Di fatto non lo è. Abbiamo scelto l’inglese perché in inglese il concetto è molto più ampio del significato che avrebbe nell’immaginario medio da italiani. Infatti non ci sarà nessuno stand. Sarà un progetto diviso in 4 aree che sono quelle rappresentative se pensiamo che ad oggi in Italia non esiste un luogo in cui la filiera si incontra e parla. L’ho pensata per farli intanto incontrare tutti tra di loro e chiederci poi cosa serve.

Cosa serve all’editoria?

Innanzitutto formazione che vuoi dire formazione tecnica, dalle lingue straniere alle illustrazioni  fino alla formazione tech che nel mondo editoriale apre frontiere incredibili. Ospiteremo chi lavora su un algoritmo predittivo legato ai dati di vendita dopo le prime tre settimane di vita del libro oppure start up che applicano tecnologia avanzata in modo che i non vedenti possano leggere le formule chimiche. Poi ci sarà spazio per fare cultura del management essendo il nucleo di un comparto che non ha conoscenza degli strumenti di sostegno all’impresa ed è un paradosso per un settore come il nostro dove chi parte parte spesso con una grande passione ma senza competenze organizzative e manageriali. Infine avremo la parte di visione del settore, tra gli altri sarà con noi il direttore generale di Phaidon per orientarci sulle frontiere e dirci quali sono i macro trend della sua casa editrice.

Fammi un esempio delle professionalità sommerse nel settore.

Uno su tutti è l’editoria scolastica.

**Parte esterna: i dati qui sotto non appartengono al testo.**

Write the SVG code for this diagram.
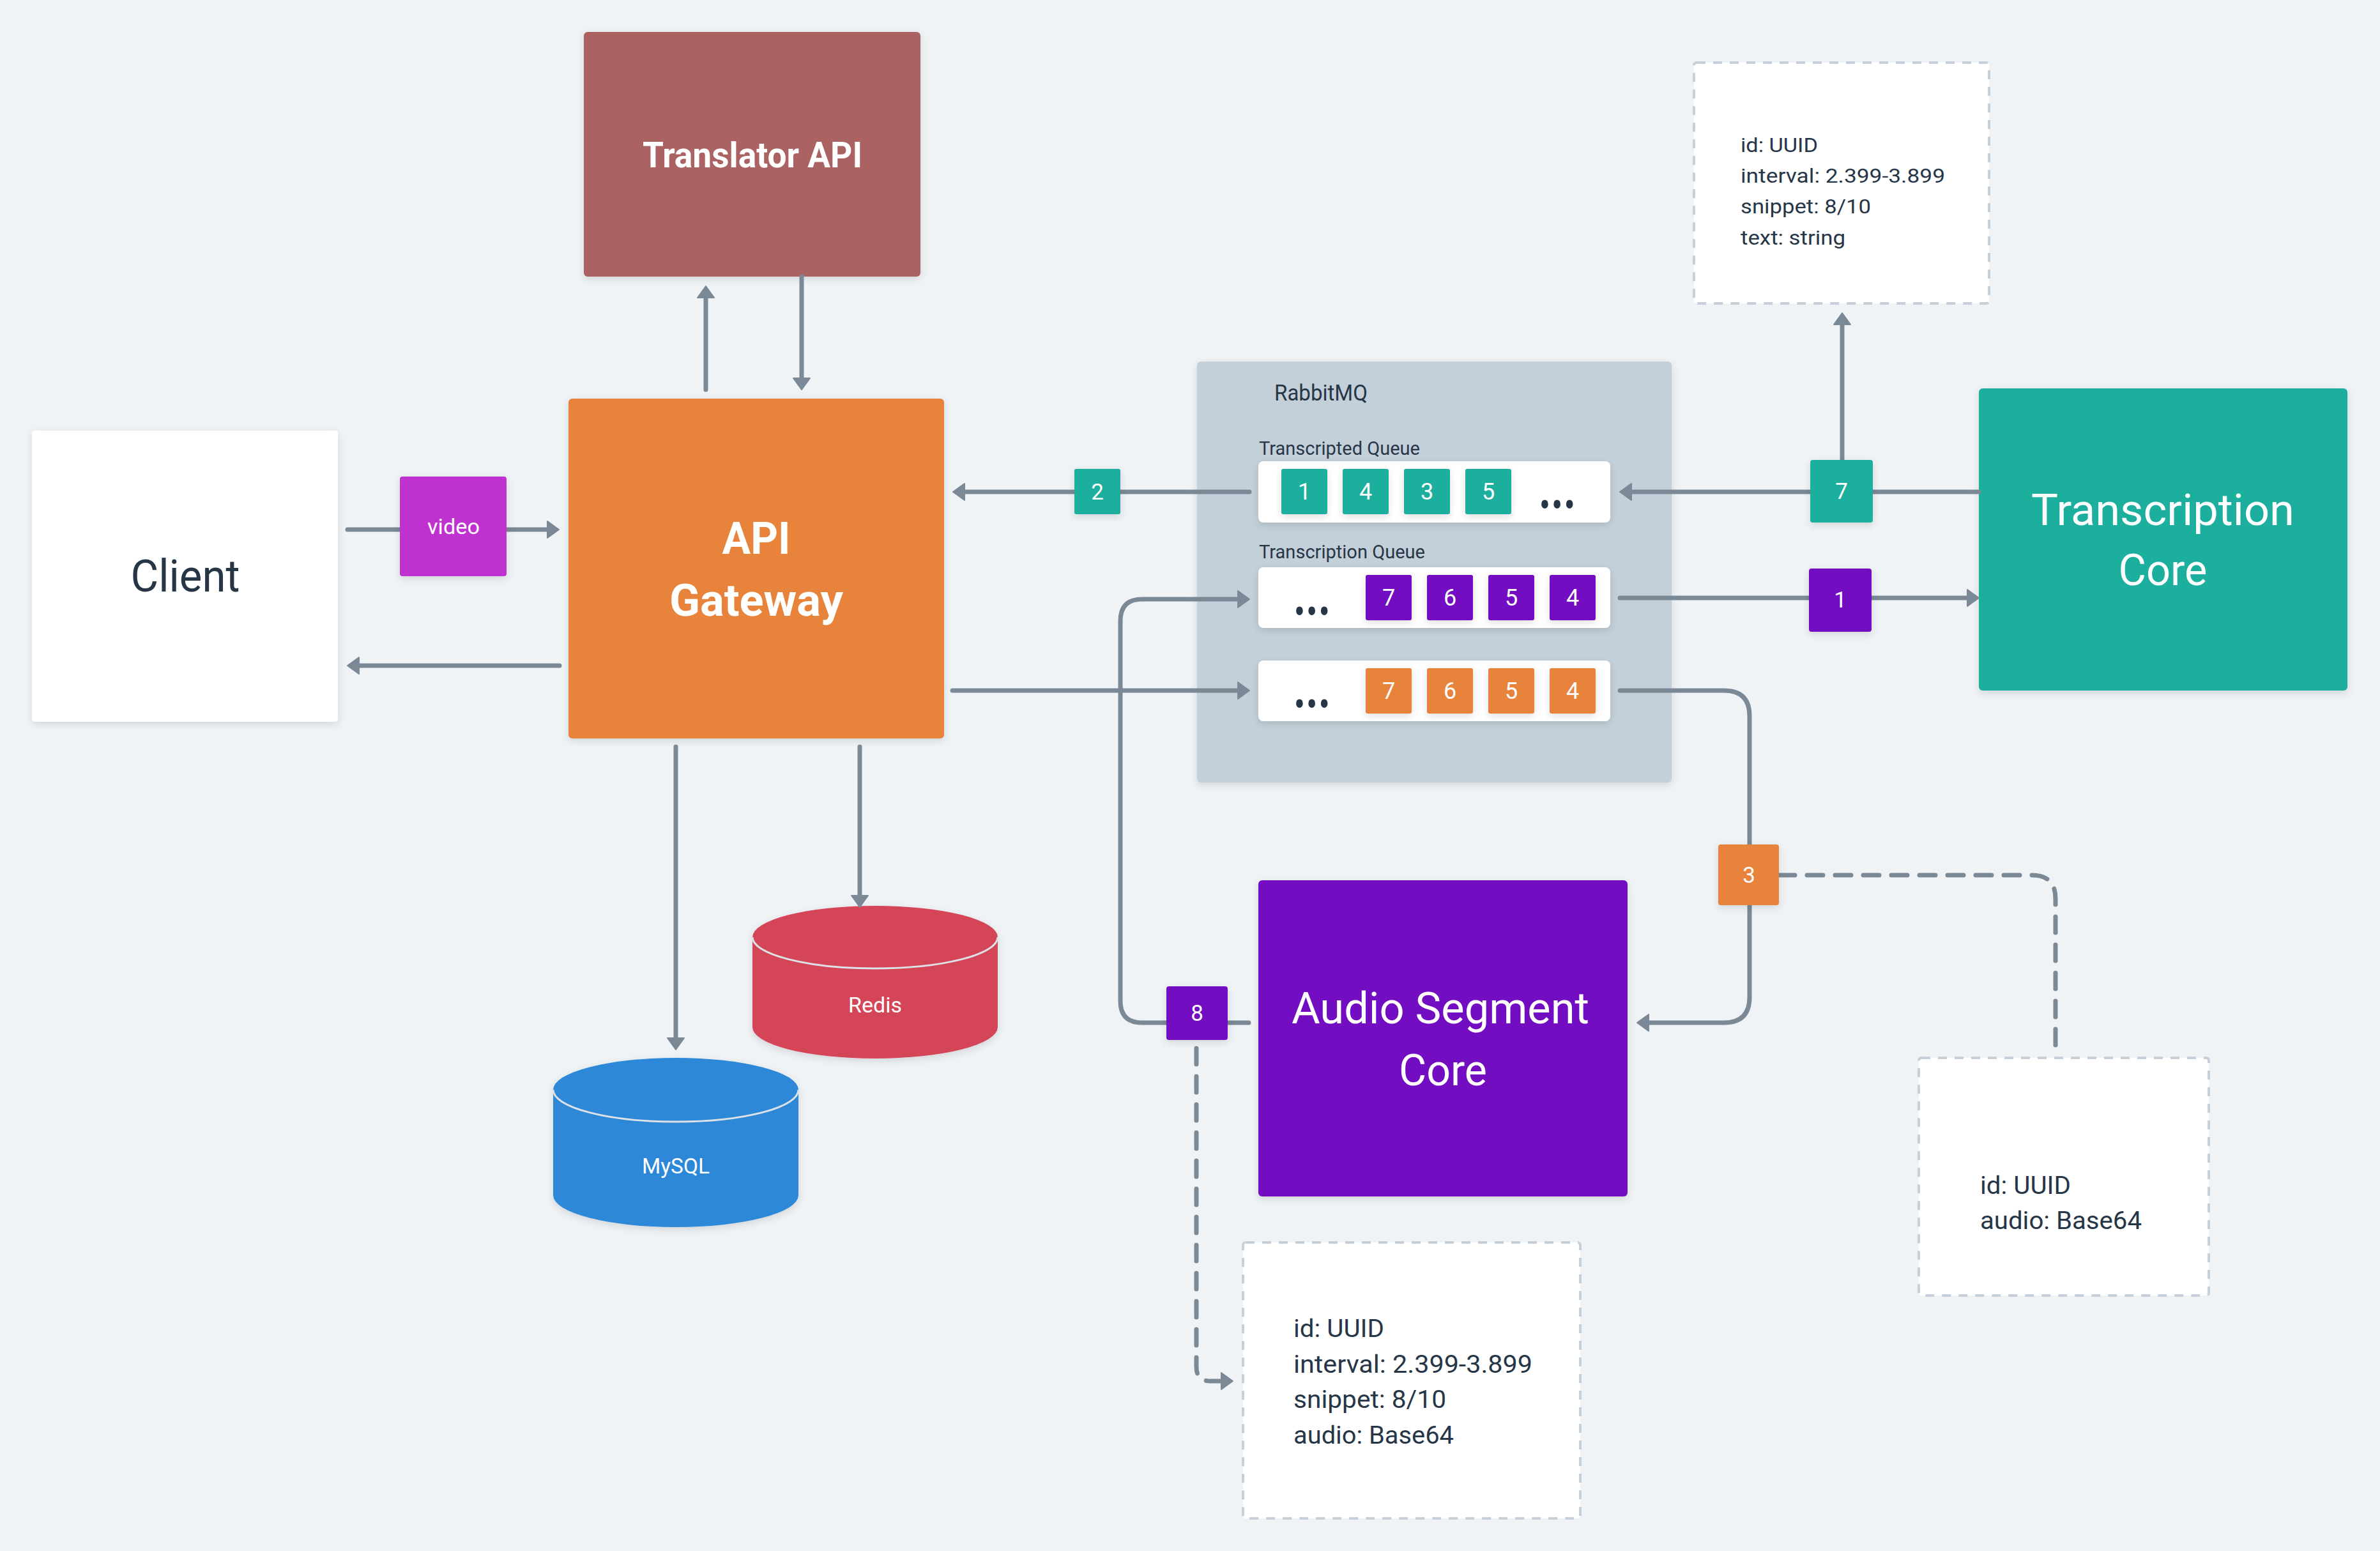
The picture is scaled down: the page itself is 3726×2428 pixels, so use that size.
<svg xmlns="http://www.w3.org/2000/svg" width="3726" height="2428" viewBox="0 0 3726 2428">
<defs>
<style>
.t{font-family:Roboto,"Liberation Sans",sans-serif;}
.dark{fill:#263646;}
.wh{fill:#ffffff;}
.b{font-weight:bold;}
.ln{fill:none;stroke:#7b8896;stroke-width:7;stroke-linecap:round;stroke-linejoin:round;}
.dash{stroke-dasharray:25 19;}
.note{fill:#ffffff;stroke:#c5d0da;stroke-width:4;stroke-dasharray:14 12;}
.rim{fill:none;stroke:#dde2e7;stroke-width:3;}
.teal{fill:#1aaf9e;}
.purp{fill:#7210c2;}
.orng{fill:#e8833a;}
.num{font-size:36px;text-anchor:middle;}
.dots{font-size:92px;font-weight:bold;}
</style>
<filter id="sh" x="-10%" y="-10%" width="120%" height="125%">
<feDropShadow dx="0" dy="4" stdDeviation="6" flood-color="#000" flood-opacity="0.12"/>
</filter>
<marker id="ah" markerUnits="userSpaceOnUse" markerWidth="30" markerHeight="32" refX="9" refY="14" orient="auto" viewBox="0 0 30 32">
<path d="M1,1 L19,14 L1,27 Z" fill="#7b8896" stroke="#7b8896" stroke-width="2" stroke-linejoin="round"/>
</marker>
</defs>
<rect x="0" y="0" width="3726" height="2428" fill="#eff3f6"/>

<g id="rabbitmq">
<rect x="1874" y="566" width="743" height="659" rx="6" fill="#c3d0d9" filter="url(#sh)"/>
<text class="t dark" x="1995" y="627" font-size="35" textLength="146" lengthAdjust="spacingAndGlyphs">RabbitMQ</text>
<text class="t dark" x="1971" y="712" font-size="29" textLength="252" lengthAdjust="spacingAndGlyphs">Transcripted Queue</text>
<text class="t dark" x="1971" y="874" font-size="29" textLength="260" lengthAdjust="spacingAndGlyphs">Transcription Queue</text>
</g>

<g id="transcripted-queue">
<rect x="1970" y="722" width="551" height="96" rx="8" fill="#ffffff" filter="url(#sh)"/>
<rect class="teal" x="2006" y="734" width="72" height="71" rx="3" filter="url(#sh)"/>
<rect class="teal" x="2102" y="734" width="72" height="71" rx="3" filter="url(#sh)"/>
<rect class="teal" x="2198" y="734" width="72" height="71" rx="3" filter="url(#sh)"/>
<rect class="teal" x="2294" y="734" width="72" height="71" rx="3" filter="url(#sh)"/>
<text class="t wh num" x="2042" y="782">1</text>
<text class="t wh num" x="2138" y="782">4</text>
<text class="t wh num" x="2234" y="782">3</text>
<text class="t wh num" x="2330" y="782">5</text>
<text class="t dark dots" x="2409" y="796" textLength="58" lengthAdjust="spacingAndGlyphs">...</text>
</g>

<g id="transcription-queue">
<rect x="1970" y="888" width="551" height="95" rx="8" fill="#ffffff" filter="url(#sh)"/>
<rect class="purp" x="2138" y="900" width="72" height="71" rx="3" filter="url(#sh)"/>
<rect class="purp" x="2234" y="900" width="72" height="71" rx="3" filter="url(#sh)"/>
<rect class="purp" x="2330" y="900" width="72" height="71" rx="3" filter="url(#sh)"/>
<rect class="purp" x="2426" y="900" width="72" height="71" rx="3" filter="url(#sh)"/>
<text class="t wh num" x="2174" y="948">7</text>
<text class="t wh num" x="2270" y="948">6</text>
<text class="t wh num" x="2366" y="948">5</text>
<text class="t wh num" x="2462" y="948">4</text>
<text class="t dark dots" x="2025" y="963" textLength="58" lengthAdjust="spacingAndGlyphs">...</text>
</g>

<g id="audio-queue">
<rect x="1970" y="1034" width="551" height="95" rx="8" fill="#ffffff" filter="url(#sh)"/>
<rect class="orng" x="2138" y="1046" width="72" height="71" rx="3" filter="url(#sh)"/>
<rect class="orng" x="2234" y="1046" width="72" height="71" rx="3" filter="url(#sh)"/>
<rect class="orng" x="2330" y="1046" width="72" height="71" rx="3" filter="url(#sh)"/>
<rect class="orng" x="2426" y="1046" width="72" height="71" rx="3" filter="url(#sh)"/>
<text class="t wh num" x="2174" y="1094">7</text>
<text class="t wh num" x="2270" y="1094">6</text>
<text class="t wh num" x="2366" y="1094">5</text>
<text class="t wh num" x="2462" y="1094">4</text>
<text class="t dark dots" x="2025" y="1108" textLength="58" lengthAdjust="spacingAndGlyphs">...</text>
</g>

<g id="translator-api">
<rect x="914" y="50" width="527" height="383" rx="6" fill="#ab6262" filter="url(#sh)"/>
<text class="t wh b" x="1178" y="262" font-size="56" text-anchor="middle" textLength="344" lengthAdjust="spacingAndGlyphs">Translator API</text>
</g>

<g id="api-gateway">
<rect x="890" y="624" width="588" height="532" rx="6" fill="#e8833a" filter="url(#sh)"/>
<text class="t wh b" x="1184" y="867" font-size="71" text-anchor="middle" textLength="107" lengthAdjust="spacingAndGlyphs">API</text>
<text class="t wh b" x="1184" y="964" font-size="71" text-anchor="middle" textLength="272" lengthAdjust="spacingAndGlyphs">Gateway</text>
</g>

<g id="client">
<rect x="50" y="674" width="479" height="456" rx="5" fill="#ffffff" filter="url(#sh)"/>
<text class="t dark" x="290" y="926" font-size="70" text-anchor="middle" textLength="171" lengthAdjust="spacingAndGlyphs">Client</text>
</g>

<g id="transcription-core">
<rect x="3098" y="608" width="577" height="473" rx="6" fill="#1aaf9e" filter="url(#sh)"/>
<text class="t wh" x="3386" y="822" font-size="68" text-anchor="middle" textLength="412" lengthAdjust="spacingAndGlyphs">Transcription</text>
<text class="t wh" x="3386" y="916" font-size="68" text-anchor="middle" textLength="139" lengthAdjust="spacingAndGlyphs">Core</text>
</g>

<g id="audio-segment-core">
<rect x="1970" y="1378" width="578" height="495" rx="6" fill="#7210c2" filter="url(#sh)"/>
<text class="t wh" x="2255" y="1602" font-size="68" text-anchor="middle" textLength="466" lengthAdjust="spacingAndGlyphs">Audio Segment</text>
<text class="t wh" x="2259" y="1699" font-size="68" text-anchor="middle" textLength="138" lengthAdjust="spacingAndGlyphs">Core</text>
</g>

<g id="redis">
<path d="M1178,1467 V1608 A192,49 0 0 0 1562,1608 V1467 A192,49 0 0 0 1178,1467 Z" fill="#d44459" filter="url(#sh)"/>
<path class="rim" d="M1178,1467 A192,49 0 0 0 1562,1467"/>
<text class="t wh" x="1370" y="1585" font-size="34" text-anchor="middle" textLength="84" lengthAdjust="spacingAndGlyphs">Redis</text>
</g>

<g id="mysql">
<path d="M866,1706 V1871 A192,50 0 0 0 1250,1871 V1706 A192,50 0 0 0 866,1706 Z" fill="#2d88d8" filter="url(#sh)"/>
<path class="rim" d="M866,1706 A192,50 0 0 0 1250,1706"/>
<text class="t wh" x="1058" y="1837" font-size="34" text-anchor="middle" textLength="106" lengthAdjust="spacingAndGlyphs">MySQL</text>
</g>

<g id="note-transcript">
<rect class="note" x="2652" y="98" width="462" height="377" rx="4"/>
<text class="t dark" x="2725" y="238" font-size="32" textLength="121" lengthAdjust="spacingAndGlyphs">id: UUID</text>
<text class="t dark" x="2725" y="286" font-size="32" textLength="320" lengthAdjust="spacingAndGlyphs">interval: 2.399-3.899</text>
<text class="t dark" x="2725" y="334" font-size="32" textLength="204" lengthAdjust="spacingAndGlyphs">snippet: 8/10</text>
<text class="t dark" x="2725" y="383" font-size="32" textLength="164" lengthAdjust="spacingAndGlyphs">text: string</text>
</g>

<g id="note-audio">
<rect class="note" x="3004" y="1656" width="454" height="372" rx="4"/>
<text class="t dark" x="3100" y="1869" font-size="38" textLength="142" lengthAdjust="spacingAndGlyphs">id: UUID</text>
<text class="t dark" x="3100" y="1924" font-size="38" textLength="253" lengthAdjust="spacingAndGlyphs">audio: Base64</text>
</g>

<g id="note-segment">
<rect class="note" x="1946" y="1945" width="528" height="432" rx="4"/>
<text class="t dark" x="2025" y="2093" font-size="38" textLength="142" lengthAdjust="spacingAndGlyphs">id: UUID</text>
<text class="t dark" x="2025" y="2149" font-size="38" textLength="374" lengthAdjust="spacingAndGlyphs">interval: 2.399-3.899</text>
<text class="t dark" x="2025" y="2204" font-size="38" textLength="239" lengthAdjust="spacingAndGlyphs">snippet: 8/10</text>
<text class="t dark" x="2025" y="2260" font-size="38" textLength="251" lengthAdjust="spacingAndGlyphs">audio: Base64</text>
</g>

<g id="connectors">
<path class="ln" d="M544,829 H865" marker-end="url(#ah)"/>
<path class="ln" d="M876,1042 H554" marker-end="url(#ah)"/>
<path class="ln" d="M1105,610 V458" marker-end="url(#ah)"/>
<path class="ln" d="M1255,433 V600" marker-end="url(#ah)"/>
<path class="ln" d="M1956,770 H1502" marker-end="url(#ah)"/>
<path class="ln" d="M3098,770 H2546" marker-end="url(#ah)"/>
<path class="ln" d="M2884,720 V500" marker-end="url(#ah)"/>
<path class="ln" d="M2536,936 H3088" marker-end="url(#ah)"/>
<path class="ln" d="M1491,1081 H1946" marker-end="url(#ah)"/>
<path class="ln" d="M2536,1081 H2699 Q2739,1081 2739,1121 V1561 Q2739,1601 2699,1601 H2573" marker-end="url(#ah)"/>
<path class="ln dash" d="M2785,1370 H3181 Q3218,1370 3218,1407 V1637"/>
<path class="ln" d="M1955,1601 H1788 Q1754,1601 1754,1567 V972 Q1754,938 1788,938 H1946" marker-end="url(#ah)"/>
<path class="ln dash" d="M1873,1641 V2140 Q1873,2162 1895,2162 H1920" marker-end="url(#ah)"/>
<path class="ln" d="M1058,1169 V1633" marker-end="url(#ah)"/>
<path class="ln" d="M1346,1169 V1410" marker-end="url(#ah)"/>
</g>

<g id="edge-labels">
<g id="label-video">
<rect x="626" y="746" width="167" height="156" rx="4" fill="#bf33cf" filter="url(#sh)"/>
<text class="t wh" x="710" y="836" font-size="33" text-anchor="middle" textLength="82" lengthAdjust="spacingAndGlyphs">video</text>
</g>
<g id="label-2">
<rect class="teal" x="1682" y="734" width="72" height="71" rx="3" filter="url(#sh)"/>
<text class="t wh" x="1718" y="782" font-size="35" text-anchor="middle">2</text>
</g>
<g id="label-7">
<rect class="teal" x="2834" y="720" width="98" height="98" rx="4" filter="url(#sh)"/>
<text class="t wh" x="2883" y="781" font-size="35" text-anchor="middle">7</text>
</g>
<g id="label-1">
<rect class="purp" x="2832" y="890" width="98" height="99" rx="4" filter="url(#sh)"/>
<text class="t wh" x="2881" y="951" font-size="35" text-anchor="middle">1</text>
</g>
<g id="label-3">
<rect class="orng" x="2690" y="1322" width="95" height="95" rx="4" filter="url(#sh)"/>
<text class="t wh" x="2738" y="1382" font-size="35" text-anchor="middle">3</text>
</g>
<g id="label-8">
<rect class="purp" x="1826" y="1544" width="96" height="84" rx="4" filter="url(#sh)"/>
<text class="t wh" x="1874" y="1598" font-size="35" text-anchor="middle">8</text>
</g>
</g>
</svg>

Per fare un corso di lingue io stacco 53 contratti, tutti di professionisti.

Dire start-up nel vostro settore ha un significato?

Non sono affatto convinta che mettere tutte le uova nel paniere delle start up sia la strada giusta perché non solo in Italia ne sopravvive una ogni non so quante, solo lei raggiunge l’unicorno ma tute le altre si bruciano. Esistono invece decine e decine di imprese che portate avanti con il loro ritmo e con la competenza giusta portano a risultati concreti perché fare impresa a venti, trenta o quarant’anni non è la stessa cosa e i risultati sono diversissimi. Ci vuole esperienza, ci vuole pazienza.

Fare cultura dovrebbe poggiare su un profondo senso di responsabilità.

Io sento il dovere che tutti gli intellettuali dovrebbero avere, che è quello della restituzione di ciò che abbiamo ricevuto. Persone e libri incontrati nella mia vita mi hanno dato un pezzo di sé e non posso tradirli. Ho imparato a fare l’editor da una persona che lavorava alla Utet e che mi aveva scelta, poi tu ci metti del tuo ma nella vita incontri di continuo padri e madri che ti danno un pezzo. Quel pezzo non è mai tuo, è di tutti, devi restituirlo arricchito. Non si rimane a casa propria invitando amici per farsi dire quanto si è colti. Non siamo mai abbastanza bravi finché non raggiungiamo gli altri.